RECORD EXCERPTS —
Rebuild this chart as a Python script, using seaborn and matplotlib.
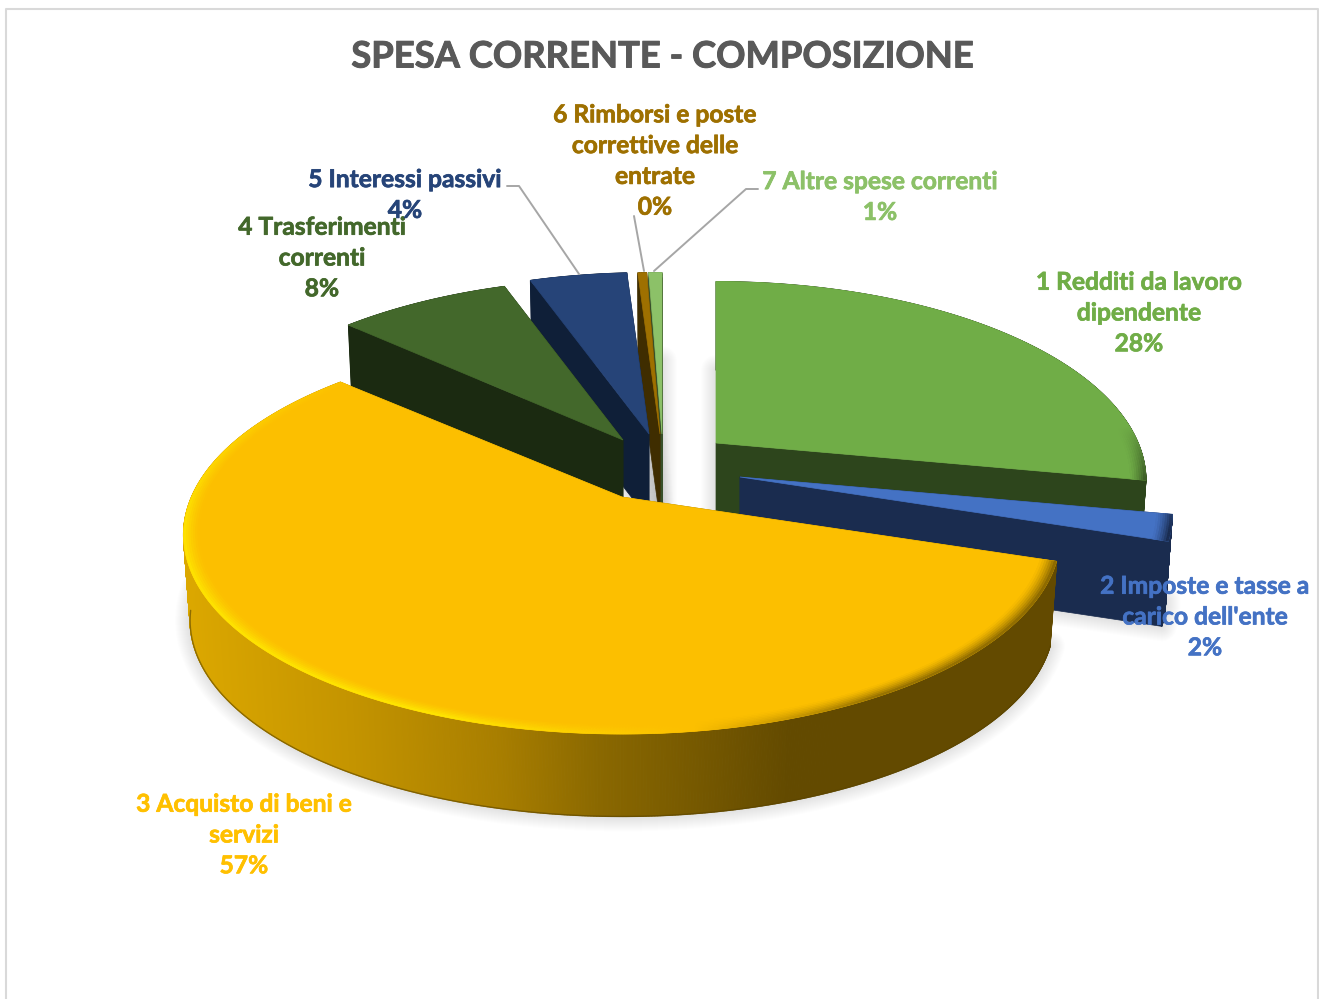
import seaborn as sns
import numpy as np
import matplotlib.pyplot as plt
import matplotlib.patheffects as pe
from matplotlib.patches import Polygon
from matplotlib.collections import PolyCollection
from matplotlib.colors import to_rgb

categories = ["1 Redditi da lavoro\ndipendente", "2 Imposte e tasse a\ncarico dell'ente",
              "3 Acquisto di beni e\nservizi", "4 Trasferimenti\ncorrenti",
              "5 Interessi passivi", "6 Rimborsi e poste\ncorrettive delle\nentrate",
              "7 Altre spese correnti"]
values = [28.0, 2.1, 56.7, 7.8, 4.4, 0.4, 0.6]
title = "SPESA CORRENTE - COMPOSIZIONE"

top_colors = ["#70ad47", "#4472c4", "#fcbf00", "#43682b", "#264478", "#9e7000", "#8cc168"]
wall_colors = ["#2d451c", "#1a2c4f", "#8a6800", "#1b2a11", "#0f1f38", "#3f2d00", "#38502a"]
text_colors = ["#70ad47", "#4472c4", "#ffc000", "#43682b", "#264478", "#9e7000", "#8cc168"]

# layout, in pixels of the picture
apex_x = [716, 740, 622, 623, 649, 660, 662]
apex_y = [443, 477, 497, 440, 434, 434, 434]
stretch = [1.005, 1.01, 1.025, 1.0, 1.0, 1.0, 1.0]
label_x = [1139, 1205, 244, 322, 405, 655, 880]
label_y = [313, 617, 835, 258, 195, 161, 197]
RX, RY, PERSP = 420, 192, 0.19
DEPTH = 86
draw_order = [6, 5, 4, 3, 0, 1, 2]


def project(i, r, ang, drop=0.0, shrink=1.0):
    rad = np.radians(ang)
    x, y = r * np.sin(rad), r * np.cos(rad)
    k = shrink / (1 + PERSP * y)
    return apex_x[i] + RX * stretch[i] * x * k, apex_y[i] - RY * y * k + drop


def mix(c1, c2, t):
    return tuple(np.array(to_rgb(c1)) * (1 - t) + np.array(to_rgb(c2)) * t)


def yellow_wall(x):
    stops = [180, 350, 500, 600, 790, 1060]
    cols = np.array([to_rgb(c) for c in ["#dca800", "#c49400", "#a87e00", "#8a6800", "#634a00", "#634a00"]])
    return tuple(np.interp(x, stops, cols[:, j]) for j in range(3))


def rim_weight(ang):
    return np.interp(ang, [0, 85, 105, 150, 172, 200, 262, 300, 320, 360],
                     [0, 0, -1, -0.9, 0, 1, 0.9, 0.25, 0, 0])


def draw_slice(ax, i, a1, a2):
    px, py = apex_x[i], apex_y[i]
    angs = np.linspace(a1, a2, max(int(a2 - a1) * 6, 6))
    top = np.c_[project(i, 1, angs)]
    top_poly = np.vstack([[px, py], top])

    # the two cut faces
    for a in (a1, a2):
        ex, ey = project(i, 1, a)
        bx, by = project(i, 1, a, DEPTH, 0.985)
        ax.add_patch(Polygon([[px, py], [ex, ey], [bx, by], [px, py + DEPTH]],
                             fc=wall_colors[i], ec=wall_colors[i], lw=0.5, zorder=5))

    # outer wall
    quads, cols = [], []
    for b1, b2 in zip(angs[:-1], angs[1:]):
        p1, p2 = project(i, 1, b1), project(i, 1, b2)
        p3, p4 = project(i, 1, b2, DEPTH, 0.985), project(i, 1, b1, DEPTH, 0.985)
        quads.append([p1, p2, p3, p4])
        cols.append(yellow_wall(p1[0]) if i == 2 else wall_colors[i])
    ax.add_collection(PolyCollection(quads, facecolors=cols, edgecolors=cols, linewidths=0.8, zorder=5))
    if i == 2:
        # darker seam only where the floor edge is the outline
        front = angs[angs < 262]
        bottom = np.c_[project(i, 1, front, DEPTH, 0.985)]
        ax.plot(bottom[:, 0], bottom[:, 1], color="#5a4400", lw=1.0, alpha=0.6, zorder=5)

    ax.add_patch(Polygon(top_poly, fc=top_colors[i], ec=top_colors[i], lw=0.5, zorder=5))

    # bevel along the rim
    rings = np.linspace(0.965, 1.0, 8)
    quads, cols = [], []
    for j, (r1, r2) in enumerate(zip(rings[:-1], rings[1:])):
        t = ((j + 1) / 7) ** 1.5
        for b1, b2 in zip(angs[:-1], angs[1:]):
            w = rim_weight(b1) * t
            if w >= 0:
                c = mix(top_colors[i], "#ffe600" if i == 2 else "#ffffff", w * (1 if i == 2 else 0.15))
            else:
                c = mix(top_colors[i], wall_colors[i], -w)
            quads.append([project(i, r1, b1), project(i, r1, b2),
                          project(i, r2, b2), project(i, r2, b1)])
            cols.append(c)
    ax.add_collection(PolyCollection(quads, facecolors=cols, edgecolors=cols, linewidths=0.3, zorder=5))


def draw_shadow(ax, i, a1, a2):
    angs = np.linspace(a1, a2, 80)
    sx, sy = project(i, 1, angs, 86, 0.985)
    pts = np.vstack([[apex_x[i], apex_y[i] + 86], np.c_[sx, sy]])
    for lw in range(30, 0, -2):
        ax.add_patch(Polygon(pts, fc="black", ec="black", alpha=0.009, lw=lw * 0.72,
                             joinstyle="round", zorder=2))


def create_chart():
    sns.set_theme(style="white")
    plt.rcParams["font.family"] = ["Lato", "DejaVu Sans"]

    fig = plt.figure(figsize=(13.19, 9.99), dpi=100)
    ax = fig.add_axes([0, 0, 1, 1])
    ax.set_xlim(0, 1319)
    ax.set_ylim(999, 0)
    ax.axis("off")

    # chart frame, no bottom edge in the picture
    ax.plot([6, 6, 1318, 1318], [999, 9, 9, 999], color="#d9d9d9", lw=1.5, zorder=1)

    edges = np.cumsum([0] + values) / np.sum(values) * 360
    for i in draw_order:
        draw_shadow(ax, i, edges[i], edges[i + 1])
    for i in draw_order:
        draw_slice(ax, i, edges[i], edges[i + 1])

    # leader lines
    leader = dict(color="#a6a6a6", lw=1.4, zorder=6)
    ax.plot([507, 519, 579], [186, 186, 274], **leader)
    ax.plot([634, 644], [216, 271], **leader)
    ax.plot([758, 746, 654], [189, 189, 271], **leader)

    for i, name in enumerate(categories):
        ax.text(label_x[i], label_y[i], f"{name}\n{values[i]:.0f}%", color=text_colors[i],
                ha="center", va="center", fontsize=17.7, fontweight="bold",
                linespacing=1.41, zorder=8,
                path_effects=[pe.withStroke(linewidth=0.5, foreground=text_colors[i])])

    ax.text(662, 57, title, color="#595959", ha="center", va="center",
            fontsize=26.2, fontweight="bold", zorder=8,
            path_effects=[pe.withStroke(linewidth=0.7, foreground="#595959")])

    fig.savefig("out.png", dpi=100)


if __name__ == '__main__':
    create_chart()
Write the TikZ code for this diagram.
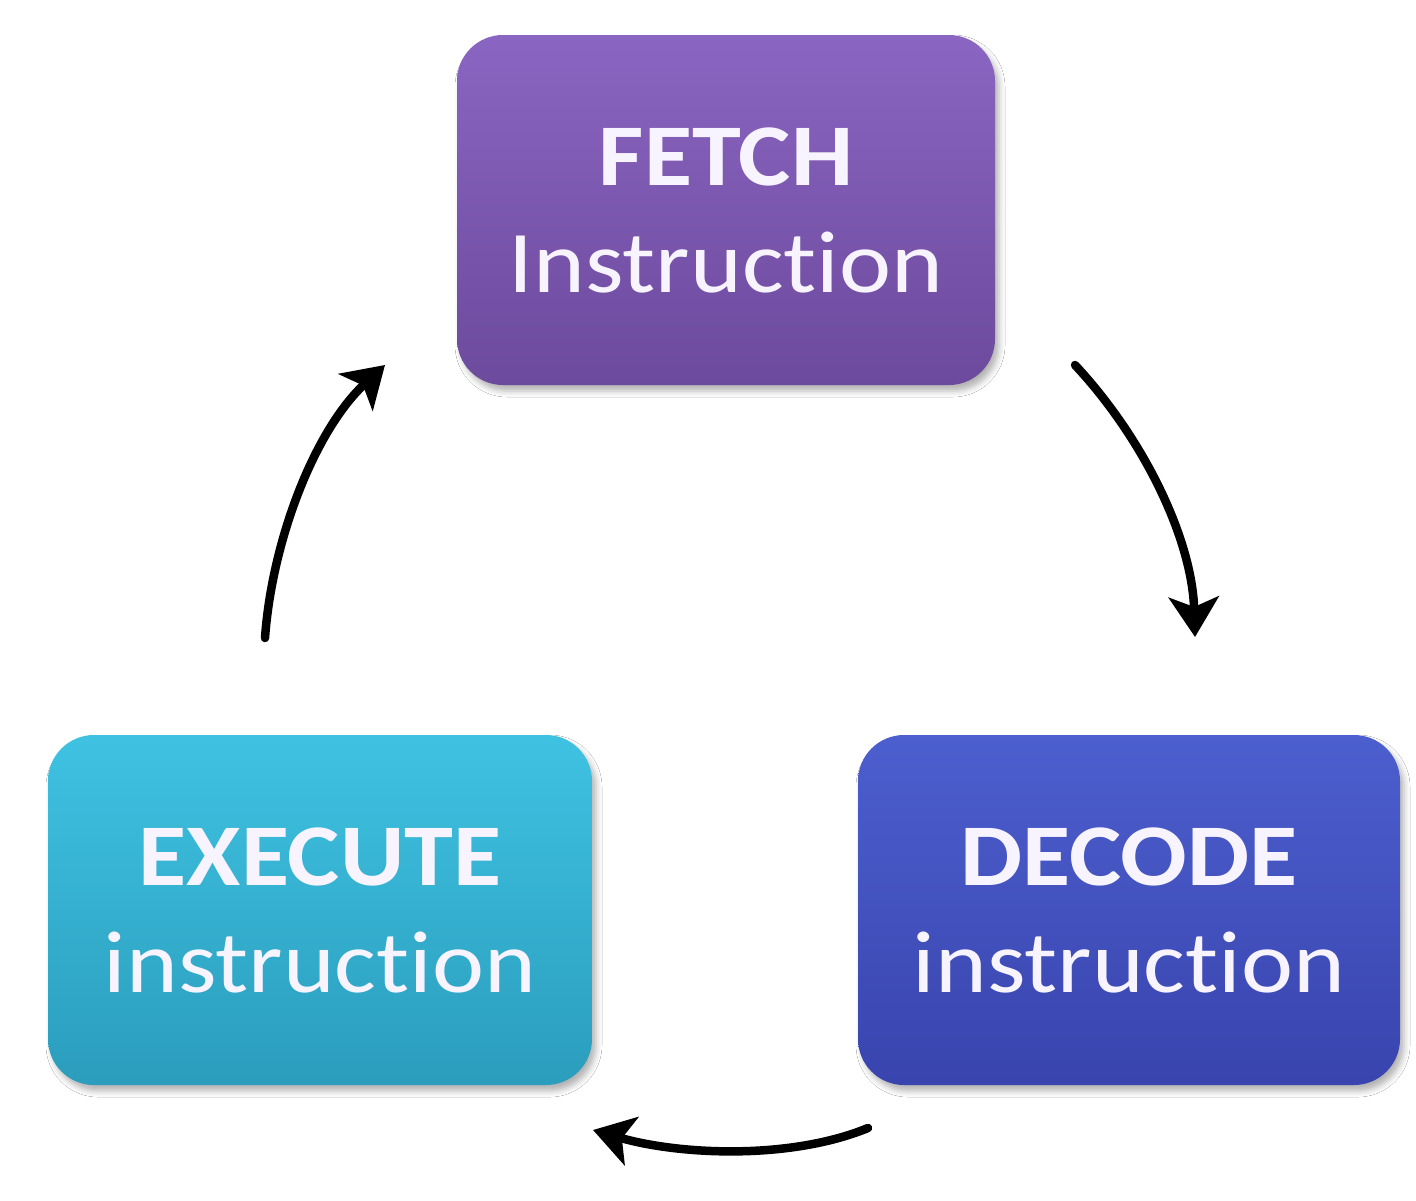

DIRECTIONS FOR THIS TASK — All records should be output exactly, with the pictures left out.

ANSWER IN FULL —
Rebuild this chart as a Python script, using seaborn and matplotlib.
import seaborn as sns
import numpy as np
import matplotlib.pyplot as plt
import matplotlib.patheffects as pe
from matplotlib.patches import Polygon
from matplotlib.collections import PolyCollection
from matplotlib.colors import to_rgb

categories = ["1 Redditi da lavoro\ndipendente", "2 Imposte e tasse a\ncarico dell'ente",
              "3 Acquisto di beni e\nservizi", "4 Trasferimenti\ncorrenti",
              "5 Interessi passivi", "6 Rimborsi e poste\ncorrettive delle\nentrate",
              "7 Altre spese correnti"]
values = [28.0, 2.1, 56.7, 7.8, 4.4, 0.4, 0.6]
title = "SPESA CORRENTE - COMPOSIZIONE"

top_colors = ["#70ad47", "#4472c4", "#fcbf00", "#43682b", "#264478", "#9e7000", "#8cc168"]
wall_colors = ["#2d451c", "#1a2c4f", "#8a6800", "#1b2a11", "#0f1f38", "#3f2d00", "#38502a"]
text_colors = ["#70ad47", "#4472c4", "#ffc000", "#43682b", "#264478", "#9e7000", "#8cc168"]

# layout, in pixels of the picture
apex_x = [716, 740, 622, 623, 649, 660, 662]
apex_y = [443, 477, 497, 440, 434, 434, 434]
stretch = [1.005, 1.01, 1.025, 1.0, 1.0, 1.0, 1.0]
label_x = [1139, 1205, 244, 322, 405, 655, 880]
label_y = [313, 617, 835, 258, 195, 161, 197]
RX, RY, PERSP = 420, 192, 0.19
DEPTH = 86
draw_order = [6, 5, 4, 3, 0, 1, 2]


def project(i, r, ang, drop=0.0, shrink=1.0):
    rad = np.radians(ang)
    x, y = r * np.sin(rad), r * np.cos(rad)
    k = shrink / (1 + PERSP * y)
    return apex_x[i] + RX * stretch[i] * x * k, apex_y[i] - RY * y * k + drop


def mix(c1, c2, t):
    return tuple(np.array(to_rgb(c1)) * (1 - t) + np.array(to_rgb(c2)) * t)


def yellow_wall(x):
    stops = [180, 350, 500, 600, 790, 1060]
    cols = np.array([to_rgb(c) for c in ["#dca800", "#c49400", "#a87e00", "#8a6800", "#634a00", "#634a00"]])
    return tuple(np.interp(x, stops, cols[:, j]) for j in range(3))


def rim_weight(ang):
    return np.interp(ang, [0, 85, 105, 150, 172, 200, 262, 300, 320, 360],
                     [0, 0, -1, -0.9, 0, 1, 0.9, 0.25, 0, 0])


def draw_slice(ax, i, a1, a2):
    px, py = apex_x[i], apex_y[i]
    angs = np.linspace(a1, a2, max(int(a2 - a1) * 6, 6))
    top = np.c_[project(i, 1, angs)]
    top_poly = np.vstack([[px, py], top])

    # the two cut faces
    for a in (a1, a2):
        ex, ey = project(i, 1, a)
        bx, by = project(i, 1, a, DEPTH, 0.985)
        ax.add_patch(Polygon([[px, py], [ex, ey], [bx, by], [px, py + DEPTH]],
                             fc=wall_colors[i], ec=wall_colors[i], lw=0.5, zorder=5))

    # outer wall
    quads, cols = [], []
    for b1, b2 in zip(angs[:-1], angs[1:]):
        p1, p2 = project(i, 1, b1), project(i, 1, b2)
        p3, p4 = project(i, 1, b2, DEPTH, 0.985), project(i, 1, b1, DEPTH, 0.985)
        quads.append([p1, p2, p3, p4])
        cols.append(yellow_wall(p1[0]) if i == 2 else wall_colors[i])
    ax.add_collection(PolyCollection(quads, facecolors=cols, edgecolors=cols, linewidths=0.8, zorder=5))
    if i == 2:
        # darker seam only where the floor edge is the outline
        front = angs[angs < 262]
        bottom = np.c_[project(i, 1, front, DEPTH, 0.985)]
        ax.plot(bottom[:, 0], bottom[:, 1], color="#5a4400", lw=1.0, alpha=0.6, zorder=5)

    ax.add_patch(Polygon(top_poly, fc=top_colors[i], ec=top_colors[i], lw=0.5, zorder=5))

    # bevel along the rim
    rings = np.linspace(0.965, 1.0, 8)
    quads, cols = [], []
    for j, (r1, r2) in enumerate(zip(rings[:-1], rings[1:])):
        t = ((j + 1) / 7) ** 1.5
        for b1, b2 in zip(angs[:-1], angs[1:]):
            w = rim_weight(b1) * t
            if w >= 0:
                c = mix(top_colors[i], "#ffe600" if i == 2 else "#ffffff", w * (1 if i == 2 else 0.15))
            else:
                c = mix(top_colors[i], wall_colors[i], -w)
            quads.append([project(i, r1, b1), project(i, r1, b2),
                          project(i, r2, b2), project(i, r2, b1)])
            cols.append(c)
    ax.add_collection(PolyCollection(quads, facecolors=cols, edgecolors=cols, linewidths=0.3, zorder=5))


def draw_shadow(ax, i, a1, a2):
    angs = np.linspace(a1, a2, 80)
    sx, sy = project(i, 1, angs, 86, 0.985)
    pts = np.vstack([[apex_x[i], apex_y[i] + 86], np.c_[sx, sy]])
    for lw in range(30, 0, -2):
        ax.add_patch(Polygon(pts, fc="black", ec="black", alpha=0.009, lw=lw * 0.72,
                             joinstyle="round", zorder=2))


def create_chart():
    sns.set_theme(style="white")
    plt.rcParams["font.family"] = ["Lato", "DejaVu Sans"]

    fig = plt.figure(figsize=(13.19, 9.99), dpi=100)
    ax = fig.add_axes([0, 0, 1, 1])
    ax.set_xlim(0, 1319)
    ax.set_ylim(999, 0)
    ax.axis("off")

    # chart frame, no bottom edge in the picture
    ax.plot([6, 6, 1318, 1318], [999, 9, 9, 999], color="#d9d9d9", lw=1.5, zorder=1)

    edges = np.cumsum([0] + values) / np.sum(values) * 360
    for i in draw_order:
        draw_shadow(ax, i, edges[i], edges[i + 1])
    for i in draw_order:
        draw_slice(ax, i, edges[i], edges[i + 1])

    # leader lines
    leader = dict(color="#a6a6a6", lw=1.4, zorder=6)
    ax.plot([507, 519, 579], [186, 186, 274], **leader)
    ax.plot([634, 644], [216, 271], **leader)
    ax.plot([758, 746, 654], [189, 189, 271], **leader)

    for i, name in enumerate(categories):
        ax.text(label_x[i], label_y[i], f"{name}\n{values[i]:.0f}%", color=text_colors[i],
                ha="center", va="center", fontsize=17.7, fontweight="bold",
                linespacing=1.41, zorder=8,
                path_effects=[pe.withStroke(linewidth=0.5, foreground=text_colors[i])])

    ax.text(662, 57, title, color="#595959", ha="center", va="center",
            fontsize=26.2, fontweight="bold", zorder=8,
            path_effects=[pe.withStroke(linewidth=0.7, foreground="#595959")])

    fig.savefig("out.png", dpi=100)


if __name__ == '__main__':
    create_chart()
Write the TikZ code for this diagram.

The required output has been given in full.